◆ Work instructions
Copy out the data below as written; omit any images.

━━━━━━━━

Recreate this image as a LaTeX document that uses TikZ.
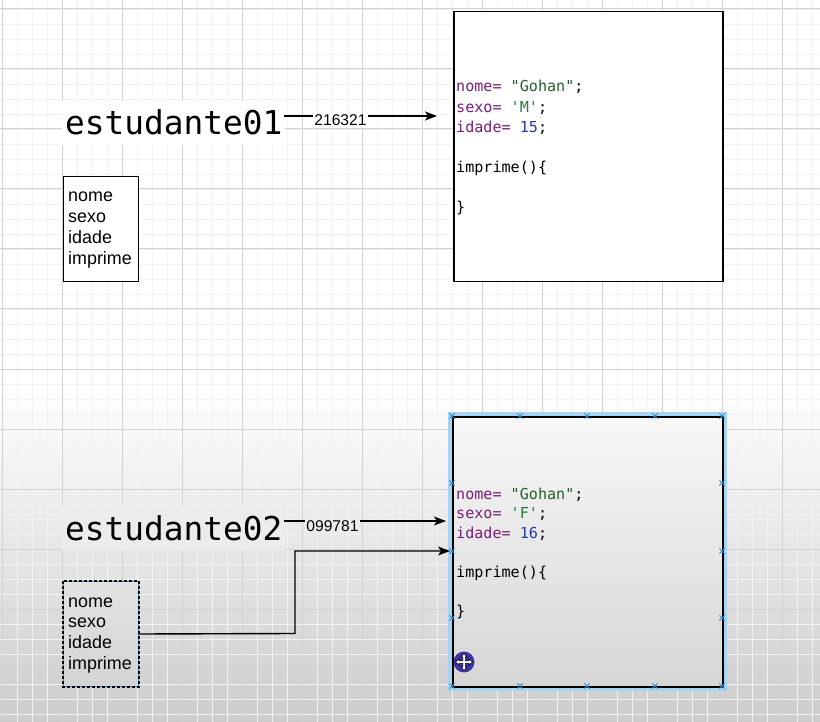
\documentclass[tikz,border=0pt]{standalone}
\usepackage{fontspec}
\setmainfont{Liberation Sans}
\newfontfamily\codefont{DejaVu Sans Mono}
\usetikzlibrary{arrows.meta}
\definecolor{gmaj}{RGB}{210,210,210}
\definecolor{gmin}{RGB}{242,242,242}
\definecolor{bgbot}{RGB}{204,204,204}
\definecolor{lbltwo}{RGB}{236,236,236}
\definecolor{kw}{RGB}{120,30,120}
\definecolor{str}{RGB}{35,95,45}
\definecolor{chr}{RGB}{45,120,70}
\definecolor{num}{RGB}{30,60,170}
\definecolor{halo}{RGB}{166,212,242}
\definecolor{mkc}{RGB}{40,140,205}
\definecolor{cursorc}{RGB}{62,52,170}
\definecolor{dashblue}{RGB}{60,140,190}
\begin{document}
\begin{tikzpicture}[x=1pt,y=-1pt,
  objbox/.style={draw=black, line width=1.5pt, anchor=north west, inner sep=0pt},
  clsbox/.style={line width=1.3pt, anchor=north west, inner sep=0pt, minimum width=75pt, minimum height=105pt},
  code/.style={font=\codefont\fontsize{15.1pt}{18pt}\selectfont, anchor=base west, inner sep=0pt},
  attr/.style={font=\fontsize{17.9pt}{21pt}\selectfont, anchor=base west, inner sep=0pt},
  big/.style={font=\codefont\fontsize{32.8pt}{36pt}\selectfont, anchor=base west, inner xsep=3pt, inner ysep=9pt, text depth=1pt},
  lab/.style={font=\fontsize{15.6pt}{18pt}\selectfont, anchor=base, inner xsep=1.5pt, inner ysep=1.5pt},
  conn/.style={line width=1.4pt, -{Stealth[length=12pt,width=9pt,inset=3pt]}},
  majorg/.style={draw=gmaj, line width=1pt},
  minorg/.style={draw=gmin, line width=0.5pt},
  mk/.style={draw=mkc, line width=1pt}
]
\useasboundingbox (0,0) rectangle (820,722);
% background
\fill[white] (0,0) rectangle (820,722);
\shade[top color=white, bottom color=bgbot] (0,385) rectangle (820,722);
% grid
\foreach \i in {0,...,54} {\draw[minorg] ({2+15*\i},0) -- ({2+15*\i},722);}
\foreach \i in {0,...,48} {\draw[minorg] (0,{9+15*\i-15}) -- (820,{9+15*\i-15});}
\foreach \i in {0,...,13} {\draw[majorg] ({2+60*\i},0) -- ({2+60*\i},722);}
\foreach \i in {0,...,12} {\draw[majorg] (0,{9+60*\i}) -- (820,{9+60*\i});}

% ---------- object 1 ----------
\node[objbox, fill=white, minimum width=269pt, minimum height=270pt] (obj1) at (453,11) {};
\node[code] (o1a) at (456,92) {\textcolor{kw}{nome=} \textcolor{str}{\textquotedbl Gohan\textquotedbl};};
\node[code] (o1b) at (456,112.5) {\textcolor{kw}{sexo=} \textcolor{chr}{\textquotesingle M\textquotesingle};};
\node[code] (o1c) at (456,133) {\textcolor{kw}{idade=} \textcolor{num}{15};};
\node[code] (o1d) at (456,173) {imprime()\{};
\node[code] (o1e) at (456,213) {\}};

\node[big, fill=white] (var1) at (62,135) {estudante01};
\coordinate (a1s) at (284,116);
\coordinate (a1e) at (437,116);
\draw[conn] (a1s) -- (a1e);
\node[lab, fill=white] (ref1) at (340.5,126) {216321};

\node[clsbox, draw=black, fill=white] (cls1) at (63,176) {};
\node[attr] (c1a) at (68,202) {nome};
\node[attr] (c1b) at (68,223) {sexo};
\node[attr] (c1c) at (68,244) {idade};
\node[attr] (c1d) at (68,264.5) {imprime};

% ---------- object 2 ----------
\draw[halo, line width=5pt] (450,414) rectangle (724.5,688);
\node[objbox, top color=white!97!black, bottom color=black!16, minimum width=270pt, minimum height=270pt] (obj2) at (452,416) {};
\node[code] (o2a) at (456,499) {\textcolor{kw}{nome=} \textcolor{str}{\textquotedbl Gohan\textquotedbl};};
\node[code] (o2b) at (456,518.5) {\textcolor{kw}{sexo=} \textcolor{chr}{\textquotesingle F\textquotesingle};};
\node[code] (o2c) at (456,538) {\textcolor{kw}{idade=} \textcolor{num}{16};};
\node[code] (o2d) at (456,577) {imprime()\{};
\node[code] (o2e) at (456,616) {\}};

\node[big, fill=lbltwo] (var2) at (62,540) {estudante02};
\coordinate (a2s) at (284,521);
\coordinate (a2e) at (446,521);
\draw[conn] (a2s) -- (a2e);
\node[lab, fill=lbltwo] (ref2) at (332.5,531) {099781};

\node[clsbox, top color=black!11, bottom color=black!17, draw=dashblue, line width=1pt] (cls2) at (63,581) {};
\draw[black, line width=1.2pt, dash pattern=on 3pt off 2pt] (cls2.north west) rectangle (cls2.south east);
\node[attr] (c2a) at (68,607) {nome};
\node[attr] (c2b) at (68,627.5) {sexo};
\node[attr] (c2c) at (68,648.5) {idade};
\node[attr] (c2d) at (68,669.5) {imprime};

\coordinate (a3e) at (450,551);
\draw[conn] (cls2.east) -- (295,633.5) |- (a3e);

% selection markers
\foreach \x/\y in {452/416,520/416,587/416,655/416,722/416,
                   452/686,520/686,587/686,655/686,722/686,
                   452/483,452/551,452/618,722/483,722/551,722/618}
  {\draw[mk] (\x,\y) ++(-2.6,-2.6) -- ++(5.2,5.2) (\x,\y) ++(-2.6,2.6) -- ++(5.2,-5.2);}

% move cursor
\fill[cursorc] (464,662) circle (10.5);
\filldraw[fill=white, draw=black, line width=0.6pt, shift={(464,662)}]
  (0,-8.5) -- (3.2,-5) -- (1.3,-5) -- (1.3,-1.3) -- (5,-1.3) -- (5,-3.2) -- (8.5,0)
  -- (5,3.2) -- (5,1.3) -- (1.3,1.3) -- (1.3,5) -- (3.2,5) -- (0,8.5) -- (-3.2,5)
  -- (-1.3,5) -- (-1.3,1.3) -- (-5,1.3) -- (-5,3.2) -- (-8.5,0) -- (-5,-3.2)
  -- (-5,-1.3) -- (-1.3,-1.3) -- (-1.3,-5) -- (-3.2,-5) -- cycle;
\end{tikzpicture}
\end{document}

━━━━━━━━

◆ Task answer
Recreate this image as a LaTeX document that uses TikZ.
\documentclass[tikz,border=0pt]{standalone}
\usepackage{fontspec}
\setmainfont{Liberation Sans}
\newfontfamily\codefont{DejaVu Sans Mono}
\usetikzlibrary{arrows.meta}
\definecolor{gmaj}{RGB}{210,210,210}
\definecolor{gmin}{RGB}{242,242,242}
\definecolor{bgbot}{RGB}{204,204,204}
\definecolor{lbltwo}{RGB}{236,236,236}
\definecolor{kw}{RGB}{120,30,120}
\definecolor{str}{RGB}{35,95,45}
\definecolor{chr}{RGB}{45,120,70}
\definecolor{num}{RGB}{30,60,170}
\definecolor{halo}{RGB}{166,212,242}
\definecolor{mkc}{RGB}{40,140,205}
\definecolor{cursorc}{RGB}{62,52,170}
\definecolor{dashblue}{RGB}{60,140,190}
\begin{document}
\begin{tikzpicture}[x=1pt,y=-1pt,
  objbox/.style={draw=black, line width=1.5pt, anchor=north west, inner sep=0pt},
  clsbox/.style={line width=1.3pt, anchor=north west, inner sep=0pt, minimum width=75pt, minimum height=105pt},
  code/.style={font=\codefont\fontsize{15.1pt}{18pt}\selectfont, anchor=base west, inner sep=0pt},
  attr/.style={font=\fontsize{17.9pt}{21pt}\selectfont, anchor=base west, inner sep=0pt},
  big/.style={font=\codefont\fontsize{32.8pt}{36pt}\selectfont, anchor=base west, inner xsep=3pt, inner ysep=9pt, text depth=1pt},
  lab/.style={font=\fontsize{15.6pt}{18pt}\selectfont, anchor=base, inner xsep=1.5pt, inner ysep=1.5pt},
  conn/.style={line width=1.4pt, -{Stealth[length=12pt,width=9pt,inset=3pt]}},
  majorg/.style={draw=gmaj, line width=1pt},
  minorg/.style={draw=gmin, line width=0.5pt},
  mk/.style={draw=mkc, line width=1pt}
]
\useasboundingbox (0,0) rectangle (820,722);
% background
\fill[white] (0,0) rectangle (820,722);
\shade[top color=white, bottom color=bgbot] (0,385) rectangle (820,722);
% grid
\foreach \i in {0,...,54} {\draw[minorg] ({2+15*\i},0) -- ({2+15*\i},722);}
\foreach \i in {0,...,48} {\draw[minorg] (0,{9+15*\i-15}) -- (820,{9+15*\i-15});}
\foreach \i in {0,...,13} {\draw[majorg] ({2+60*\i},0) -- ({2+60*\i},722);}
\foreach \i in {0,...,12} {\draw[majorg] (0,{9+60*\i}) -- (820,{9+60*\i});}

% ---------- object 1 ----------
\node[objbox, fill=white, minimum width=269pt, minimum height=270pt] (obj1) at (453,11) {};
\node[code] (o1a) at (456,92) {\textcolor{kw}{nome=} \textcolor{str}{\textquotedbl Gohan\textquotedbl};};
\node[code] (o1b) at (456,112.5) {\textcolor{kw}{sexo=} \textcolor{chr}{\textquotesingle M\textquotesingle};};
\node[code] (o1c) at (456,133) {\textcolor{kw}{idade=} \textcolor{num}{15};};
\node[code] (o1d) at (456,173) {imprime()\{};
\node[code] (o1e) at (456,213) {\}};

\node[big, fill=white] (var1) at (62,135) {estudante01};
\coordinate (a1s) at (284,116);
\coordinate (a1e) at (437,116);
\draw[conn] (a1s) -- (a1e);
\node[lab, fill=white] (ref1) at (340.5,126) {216321};

\node[clsbox, draw=black, fill=white] (cls1) at (63,176) {};
\node[attr] (c1a) at (68,202) {nome};
\node[attr] (c1b) at (68,223) {sexo};
\node[attr] (c1c) at (68,244) {idade};
\node[attr] (c1d) at (68,264.5) {imprime};

% ---------- object 2 ----------
\draw[halo, line width=5pt] (450,414) rectangle (724.5,688);
\node[objbox, top color=white!97!black, bottom color=black!16, minimum width=270pt, minimum height=270pt] (obj2) at (452,416) {};
\node[code] (o2a) at (456,499) {\textcolor{kw}{nome=} \textcolor{str}{\textquotedbl Gohan\textquotedbl};};
\node[code] (o2b) at (456,518.5) {\textcolor{kw}{sexo=} \textcolor{chr}{\textquotesingle F\textquotesingle};};
\node[code] (o2c) at (456,538) {\textcolor{kw}{idade=} \textcolor{num}{16};};
\node[code] (o2d) at (456,577) {imprime()\{};
\node[code] (o2e) at (456,616) {\}};

\node[big, fill=lbltwo] (var2) at (62,540) {estudante02};
\coordinate (a2s) at (284,521);
\coordinate (a2e) at (446,521);
\draw[conn] (a2s) -- (a2e);
\node[lab, fill=lbltwo] (ref2) at (332.5,531) {099781};

\node[clsbox, top color=black!11, bottom color=black!17, draw=dashblue, line width=1pt] (cls2) at (63,581) {};
\draw[black, line width=1.2pt, dash pattern=on 3pt off 2pt] (cls2.north west) rectangle (cls2.south east);
\node[attr] (c2a) at (68,607) {nome};
\node[attr] (c2b) at (68,627.5) {sexo};
\node[attr] (c2c) at (68,648.5) {idade};
\node[attr] (c2d) at (68,669.5) {imprime};

\coordinate (a3e) at (450,551);
\draw[conn] (cls2.east) -- (295,633.5) |- (a3e);

% selection markers
\foreach \x/\y in {452/416,520/416,587/416,655/416,722/416,
                   452/686,520/686,587/686,655/686,722/686,
                   452/483,452/551,452/618,722/483,722/551,722/618}
  {\draw[mk] (\x,\y) ++(-2.6,-2.6) -- ++(5.2,5.2) (\x,\y) ++(-2.6,2.6) -- ++(5.2,-5.2);}

% move cursor
\fill[cursorc] (464,662) circle (10.5);
\filldraw[fill=white, draw=black, line width=0.6pt, shift={(464,662)}]
  (0,-8.5) -- (3.2,-5) -- (1.3,-5) -- (1.3,-1.3) -- (5,-1.3) -- (5,-3.2) -- (8.5,0)
  -- (5,3.2) -- (5,1.3) -- (1.3,1.3) -- (1.3,5) -- (3.2,5) -- (0,8.5) -- (-3.2,5)
  -- (-1.3,5) -- (-1.3,1.3) -- (-5,1.3) -- (-5,3.2) -- (-8.5,0) -- (-5,-3.2)
  -- (-5,-1.3) -- (-1.3,-1.3) -- (-1.3,-5) -- (-3.2,-5) -- cycle;
\end{tikzpicture}
\end{document}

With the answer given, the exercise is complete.